For the entries below, how many lines include the word "this"? Give the figure and nothing more.

########################################

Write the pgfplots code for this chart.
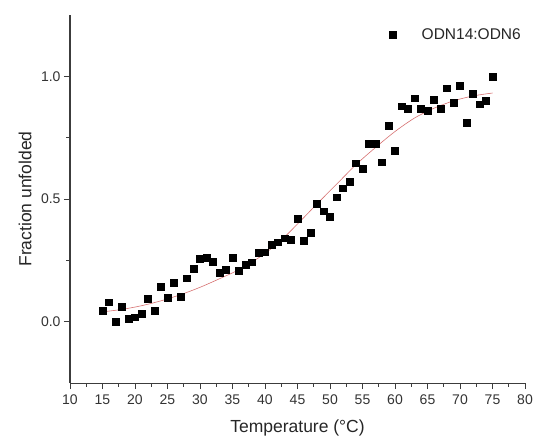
\documentclass[border=0pt]{standalone}
\usepackage{pgfplots}
\pgfplotsset{compat=1.18}
\usepackage{fontspec}
\setmainfont{Liberation Sans}
\definecolor{fitred}{RGB}{214,112,112}
\definecolor{axgray}{RGB}{60,60,60}
\begin{document}
\begin{tikzpicture}
\begin{axis}[
  scale only axis,
  width=455pt, height=368pt,
  xmin=10, xmax=80, ymin=-0.25, ymax=1.25,
  axis x line*=bottom, axis y line*=left,
  axis line style={axgray, line width=1pt},
  tick style={axgray, line width=0.8pt},
  tick align=outside,
  major tick length=6pt, minor tick length=3.5pt,
  xtick={10,15,...,80}, minor x tick num=1,
  ytick={0,0.5,1.0}, minor y tick num=1,
  /pgf/number format/assume math mode=true,
  yticklabel style={/pgf/number format/fixed, /pgf/number format/fixed zerofill, /pgf/number format/precision=1},
  xticklabel style={/pgf/number format/fixed, yshift=-2pt},
  tick label style={font=\fontsize{14}{16}\selectfont, text=black!80},
  every axis x label/.style={at={(axis description cs:0.5,0)}, anchor=center, yshift=-45pt},
  every axis y label/.style={at={(axis description cs:0,0.5)}, xshift=-45pt, anchor=center, rotate=90},
  label style={font=\fontsize{17.5}{20}\selectfont, text=black!85},
  xlabel={Temperature (°C)},
  ylabel={Fraction unfolded},
  legend style={at={(1,1)}, anchor=north east, draw=none, fill=none, xshift=1pt, yshift=-9pt,
    font=\fontsize{15.5}{18}\selectfont, text=black!85, column sep=24pt},
  legend cell align=left,
  clip=false,
]
\addplot[only marks, mark=square*, mark size=3.4pt, black] coordinates {
(15,0.045) (16,0.079) (17,0.000) (18,0.061) (19,0.011) (20,0.018)
(21,0.034) (22,0.093) (23,0.045) (24,0.144) (25,0.099) (26,0.158)
(27,0.103) (28,0.177) (29,0.215) (30,0.256) (31,0.262) (32,0.246)
(33,0.199) (34,0.211) (35,0.260) (36,0.208) (37,0.233) (38,0.242)
(39,0.280) (40,0.283) (41,0.313) (42,0.324) (43,0.340) (44,0.333)
(45,0.419) (46,0.331) (47,0.362) (48,0.480) (49,0.450) (50,0.429)
(51,0.507) (52,0.544) (53,0.569) (54,0.646) (55,0.623) (56,0.725)
(57,0.725) (58,0.650) (59,0.800) (60,0.698) (61,0.878) (62,0.868)
(63,0.911) (64,0.868) (65,0.861) (66,0.905) (67,0.868) (68,0.952)
(69,0.893) (70,0.963) (71,0.812) (72,0.929) (73,0.886) (74,0.902)
(75,1.000)
};
\addlegendentry{ODN14:ODN6}
\addplot[fitred, line width=0.6pt, smooth, no marks, forget plot] coordinates {
(15,0.040) (18,0.050) (21,0.065) (24,0.085) (27,0.110) (30,0.140)
(33,0.175) (36,0.212) (39,0.260) (42,0.320) (45,0.398) (48,0.480)
(51,0.560) (54,0.640) (57,0.710) (60,0.775) (63,0.830) (66,0.870)
(69,0.900) (72,0.920) (75,0.932)
};
\end{axis}
\pgfresetboundingbox
\path ([xshift=-70pt,yshift=-55pt]current axis.south west) rectangle ([xshift=12pt,yshift=15pt]current axis.north east);
\end{tikzpicture}
\end{document}
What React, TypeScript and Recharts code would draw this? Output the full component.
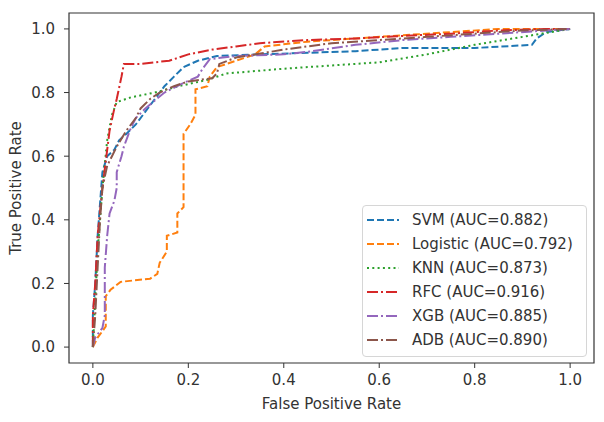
import { LineChart, Line, XAxis, YAxis, Legend, ReferenceArea, Label } from 'recharts';

// ROC points (false positive rate / true positive rate)
const svmFpr = [0, 0, 0.005, 0.01, 0.015, 0.02, 0.03, 0.045, 0.055, 0.07, 0.09, 0.11, 0.13, 0.15, 0.17, 0.19, 0.22, 0.26, 0.35, 0.45, 0.55, 0.65, 0.8, 0.92, 0.93, 0.95, 1];
const svmTpr = [0, 0.1, 0.2, 0.35, 0.45, 0.55, 0.6, 0.62, 0.65, 0.67, 0.7, 0.74, 0.78, 0.82, 0.85, 0.88, 0.9, 0.915, 0.92, 0.925, 0.93, 0.94, 0.94, 0.95, 0.97, 0.99, 1];

const logFpr = [0, 0.01, 0.02, 0.027, 0.027, 0.037, 0.058, 0.12, 0.135, 0.14, 0.155, 0.155, 0.177, 0.177, 0.19, 0.19, 0.204, 0.215, 0.215, 0.24, 0.245, 0.26, 0.3, 0.34, 0.36, 0.45, 0.55, 0.65, 0.75, 0.85, 1];
const logTpr = [0, 0.03, 0.05, 0.065, 0.16, 0.18, 0.205, 0.215, 0.23, 0.265, 0.3, 0.35, 0.36, 0.42, 0.44, 0.67, 0.7, 0.73, 0.81, 0.82, 0.85, 0.88, 0.9, 0.92, 0.945, 0.96, 0.97, 0.98, 0.99, 1, 1];

const knnFpr = [0, 0.01, 0.02, 0.03, 0.04, 0.05, 0.08, 0.13, 0.18, 0.24, 0.28, 0.4, 0.5, 0.6, 0.7, 0.8, 0.9, 1];
const knnTpr = [0, 0.3, 0.5, 0.65, 0.73, 0.77, 0.785, 0.8, 0.82, 0.84, 0.86, 0.875, 0.885, 0.895, 0.92, 0.95, 0.975, 1];

const rfcFpr = [0, 0, 0.005, 0.01, 0.02, 0.03, 0.035, 0.045, 0.05, 0.06, 0.065, 0.1, 0.13, 0.16, 0.2, 0.25, 0.3, 0.35, 0.45, 0.55, 0.65, 0.75, 0.85, 0.95, 1];
const rfcTpr = [0, 0.1, 0.2, 0.35, 0.5, 0.62, 0.68, 0.75, 0.78, 0.85, 0.89, 0.89, 0.895, 0.9, 0.92, 0.935, 0.945, 0.955, 0.965, 0.97, 0.978, 0.985, 0.995, 1, 1];

const xgbFpr = [0, 0.005, 0.02, 0.025, 0.025, 0.03, 0.035, 0.045, 0.05, 0.05, 0.06, 0.065, 0.08, 0.09, 0.11, 0.13, 0.15, 0.19, 0.22, 0.23, 0.245, 0.3, 0.4, 0.46, 0.55, 0.65, 0.75, 0.85, 0.95, 1];
const xgbTpr = [0, 0.03, 0.06, 0.1, 0.25, 0.35, 0.42, 0.46, 0.5, 0.55, 0.6, 0.63, 0.69, 0.72, 0.75, 0.775, 0.8, 0.83, 0.85, 0.875, 0.905, 0.915, 0.92, 0.93, 0.95, 0.965, 0.975, 0.985, 0.995, 1];

const adbFpr = [0, 0.005, 0.01, 0.015, 0.02, 0.03, 0.04, 0.05, 0.07, 0.09, 0.1, 0.12, 0.14, 0.17, 0.2, 0.25, 0.26, 0.265, 0.3, 0.4, 0.5, 0.6, 0.7, 0.8, 0.9, 1];
const adbTpr = [0, 0.1, 0.25, 0.4, 0.5, 0.57, 0.6, 0.63, 0.68, 0.72, 0.75, 0.78, 0.8, 0.82, 0.835, 0.845, 0.86, 0.89, 0.91, 0.935, 0.955, 0.965, 0.975, 0.985, 0.995, 1];

const axisTicks = [0, 0.2, 0.4, 0.6, 0.8, 1.0];

const toPoints = (fpr: number[], tpr: number[]) => fpr.map((x, i) => ({ x, y: tpr[i] }));

interface Series {
  name: string;
  auc: string;
  color: string;
  dash: string;
  points: { x: number; y: number }[];
}

const series: Series[] = [
  { name: 'SVM', auc: '0.882', color: '#1f77b4', dash: '7 3', points: toPoints(svmFpr, svmTpr) },
  { name: 'Logistic', auc: '0.792', color: '#ff7f0e', dash: '7 3', points: toPoints(logFpr, logTpr) },
  { name: 'KNN', auc: '0.873', color: '#2ca02c', dash: '2 3.3', points: toPoints(knnFpr, knnTpr) },
  { name: 'RFC', auc: '0.916', color: '#d62728', dash: '11 3 2 3', points: toPoints(rfcFpr, rfcTpr) },
  { name: 'XGB', auc: '0.885', color: '#9467bd', dash: '11 3 2 3', points: toPoints(xgbFpr, xgbTpr) },
  { name: 'ADB', auc: '0.890', color: '#8c564b', dash: '11 3 2 3', points: toPoints(adbFpr, adbTpr) },
];

const FONT = '"DejaVu Sans", sans-serif';
const INK = '#333';

function RocLegend() {
  return (
    <div
      style={{
        position: 'relative',
        width: 225,
        height: 152,
        boxSizing: 'border-box',
        border: '1px solid #d6d6d6',
        borderRadius: 4,
        background: 'rgba(255,255,255,0.8)',
        fontFamily: FONT,
        fontSize: 15,
        color: INK,
      }}
    >
      {series.map((s, i) => (
        <div key={s.name} style={{ position: 'absolute', left: 0, top: 2 + i * 24, height: 24, lineHeight: '24px', whiteSpace: 'nowrap' }}>
          <svg width={34} height={24} style={{ position: 'absolute', left: 4, top: 0 }}>
            <line x1={0} y1={12} x2={32} y2={12} stroke={s.color} strokeWidth={2} strokeDasharray={s.dash} />
          </svg>
          <span style={{ position: 'absolute', left: 49 }}>{`${s.name} (AUC=${s.auc})`}</span>
        </div>
      ))}
    </div>
  );
}

export default function App() {
  const tickStyle = { fill: INK, fontSize: 15, fontFamily: FONT };
  return (
    <div style={{ position: 'absolute', left: 0, top: 0, background: '#fff' }}>
      <LineChart width={604} height={422} margin={{ top: 13, right: 10, bottom: 0, left: 0 }}>
        <XAxis
          type="number"
          dataKey="x"
          domain={[-0.05, 1.05]}
          ticks={axisTicks}
          allowDataOverflow
          tickFormatter={(v: number) => v.toFixed(1)}
          tick={tickStyle}
          tickSize={5}
          tickMargin={6}
          tickLine={{ stroke: INK }}
          axisLine={false}
          height={59}
        >
          <Label value="False Positive Rate" position="insideBottom" offset={13} style={{ fill: INK, fontSize: 15, fontFamily: FONT }} />
        </XAxis>
        <YAxis
          type="number"
          dataKey="y"
          domain={[-0.05, 1.05]}
          ticks={axisTicks}
          allowDataOverflow
          tickFormatter={(v: number) => v.toFixed(1)}
          tick={tickStyle}
          tickSize={5}
          tickMargin={9}
          tickLine={{ stroke: INK }}
          axisLine={false}
          width={69}
        >
          <Label
            value="True Positive Rate"
            position="insideLeft"
            angle={-90}
            offset={16}
            style={{ fill: INK, fontSize: 15, fontFamily: FONT, textAnchor: 'middle' }}
          />
        </YAxis>
        {series.map((s) => (
          <Line
            key={s.name}
            data={s.points}
            dataKey="y"
            name={s.name}
            type="linear"
            stroke={s.color}
            strokeWidth={2}
            strokeDasharray={s.dash}
            dot={false}
            activeDot={false}
            isAnimationActive={false}
          />
        ))}
        <ReferenceArea x1={-0.05} x2={1.05} y1={-0.05} y2={1.05} stroke={INK} strokeWidth={1.2} fill="none" fillOpacity={0} />
        <Legend
          layout="vertical"
          align="center"
          verticalAlign="middle"
          content={() => <RocLegend />}
          wrapperStyle={{ position: 'absolute', left: 362, top: 205, width: 225, height: 152 }}
        />
      </LineChart>
    </div>
  );
}
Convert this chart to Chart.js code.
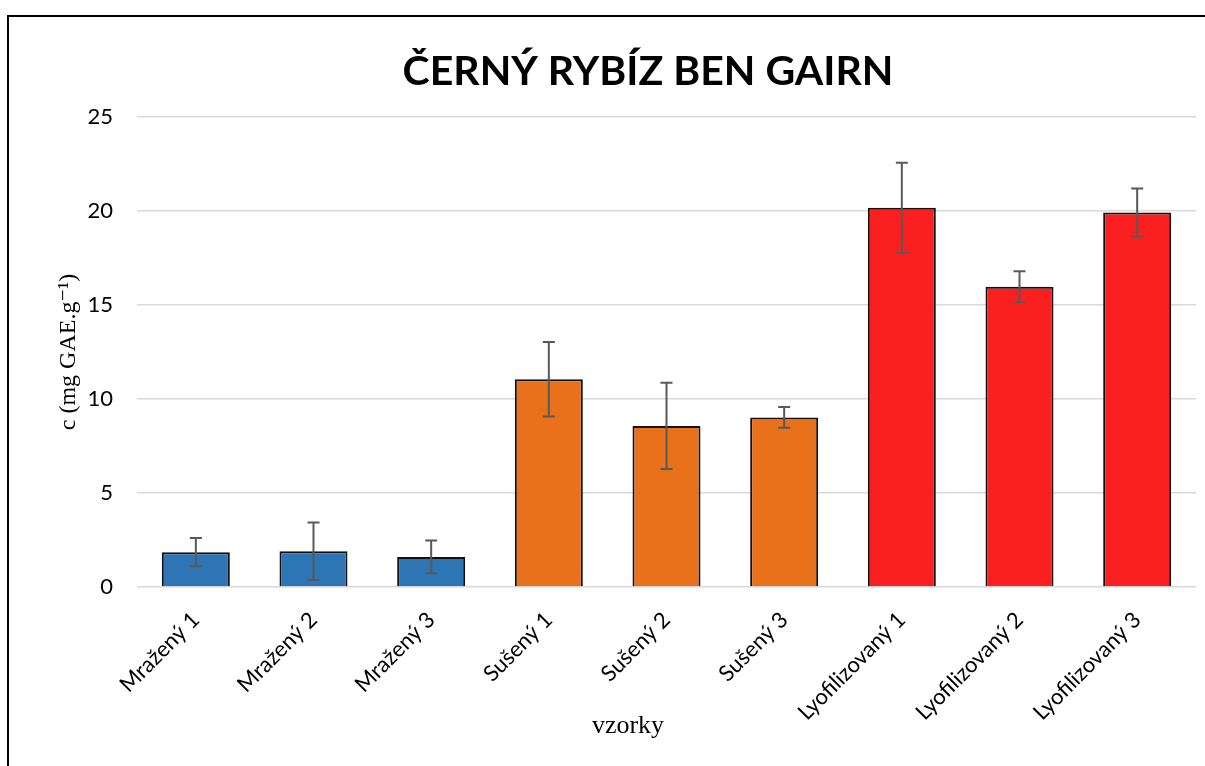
<!DOCTYPE html>
<html>
<head>
<meta charset="utf-8">
<script src="https://cdn.jsdelivr.net/npm/chart.js@4.4.1/dist/chart.umd.min.js"></script>
<style>
  body { margin: 0; background: #fff; }
  #wrap { position: relative; width: 1205px; height: 766px; overflow: hidden; }
  #frame { position: absolute; left: 7px; top: 15px; width: 2000px; height: 2000px;
           border-left: 2px solid #000; border-top: 2px solid #000; }
  #chart { position: absolute; left: 0; top: 0; }
</style>
</head>
<body>
<div id="wrap">
  <div id="frame"></div>
  <canvas id="chart" width="1205" height="766"></canvas>
</div>
<script>
// Data
const labels = ['Mražený 1', 'Mražený 2', 'Mražený 3', 'Sušený 1', 'Sušený 2', 'Sušený 3', 'Lyofilizovaný 1', 'Lyofilizovaný 2', 'Lyofilizovaný 3'];
const values = [1.85, 1.9, 1.6, 11.05, 8.57, 9.02, 20.17, 15.97, 19.92];
const errors = [0.75, 1.53, 0.87, 1.98, 2.3, 0.55, 2.4, 0.83, 1.28];
const yTicks = [0, 5, 10, 15, 20, 25];

const BLUE = '#2E75B6';
const ORANGE = '#E9711B';
const RED = '#FA2020';
const barColors = [BLUE, BLUE, BLUE, ORANGE, ORANGE, ORANGE, RED, RED, RED];

const SANS = 'Lato, "Open Sans", sans-serif';
const SERIF = '"Liberation Serif", "DejaVu Serif", serif';

// error bars drawn on top of the bars, through the chart scales
const errorBars = {
  id: 'errorBars',
  afterDatasetsDraw(chart) {
    const { ctx, scales: { x, y } } = chart;
    ctx.save();
    ctx.strokeStyle = '#595959';
    ctx.lineWidth = 2;
    values.forEach((v, i) => {
      const px = x.getPixelForValue(i);
      const top = y.getPixelForValue(v + errors[i]);
      const bot = y.getPixelForValue(v - errors[i]);
      ctx.beginPath();
      ctx.moveTo(px, top); ctx.lineTo(px, bot);
      ctx.moveTo(px - 6, top); ctx.lineTo(px + 6, top);
      ctx.moveTo(px - 6, bot); ctx.lineTo(px + 6, bot);
      ctx.stroke();
    });
    ctx.restore();
  }
};

// chart title and x axis title (they are centred on the original Excel frame, not the plot)
const chartTexts = {
  id: 'chartTexts',
  afterDraw(chart) {
    const { ctx } = chart;
    ctx.save();
    ctx.fillStyle = '#000';
    ctx.textAlign = 'center';
    ctx.textBaseline = 'middle';
    ctx.font = 'bold 41px ' + SANS;
    ctx.fillText('ČERNÝ RYBÍZ BEN GAIRN', 648, 72);
    ctx.font = '26px ' + SERIF;
    ctx.fillText('vzorky', 628, 726);
    ctx.restore();
  }
};

new Chart(document.getElementById('chart'), {
  type: 'bar',
  data: {
    labels: labels,
    datasets: [{
      data: values,
      backgroundColor: barColors,
      borderColor: '#111',
      borderWidth: 2,
      categoryPercentage: 1,
      barPercentage: 0.578
    }]
  },
  options: {
    responsive: false,
    animation: false,
    events: [],
    layout: {
      padding: { top: 117, right: 9, bottom: 0, left: 0 }
    },
    plugins: {
      legend: { display: false },
      tooltip: { enabled: false }
    },
    scales: {
      x: {
        grid: { display: false },
        border: { display: false },
        ticks: {
          color: '#000',
          font: { family: SANS, size: 22 },
          maxRotation: 45,
          minRotation: 45,
          autoSkip: false,
          padding: 12
        },
        afterFit(scale) { scale.height = 179; }
      },
      y: {
        min: 0,
        max: 25,
        afterBuildTicks(scale) { scale.ticks = yTicks.map(v => ({ value: v })); },
        grid: { color: '#d9d9d9', lineWidth: 1.5, drawTicks: false },
        border: { display: false },
        ticks: {
          color: '#000',
          font: { family: SANS, size: 22 },
          padding: 24
        },
        title: {
          display: true,
          text: 'c (mg GAE.g⁻¹)',
          color: '#000',
          font: { family: SERIF, size: 24 },
          padding: { top: 54, bottom: 0 }
        },
        afterFit(scale) { scale.width = 137; }
      }
    }
  },
  plugins: [errorBars, chartTexts]
});
</script>
</body>
</html>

########################################

Finished task |
3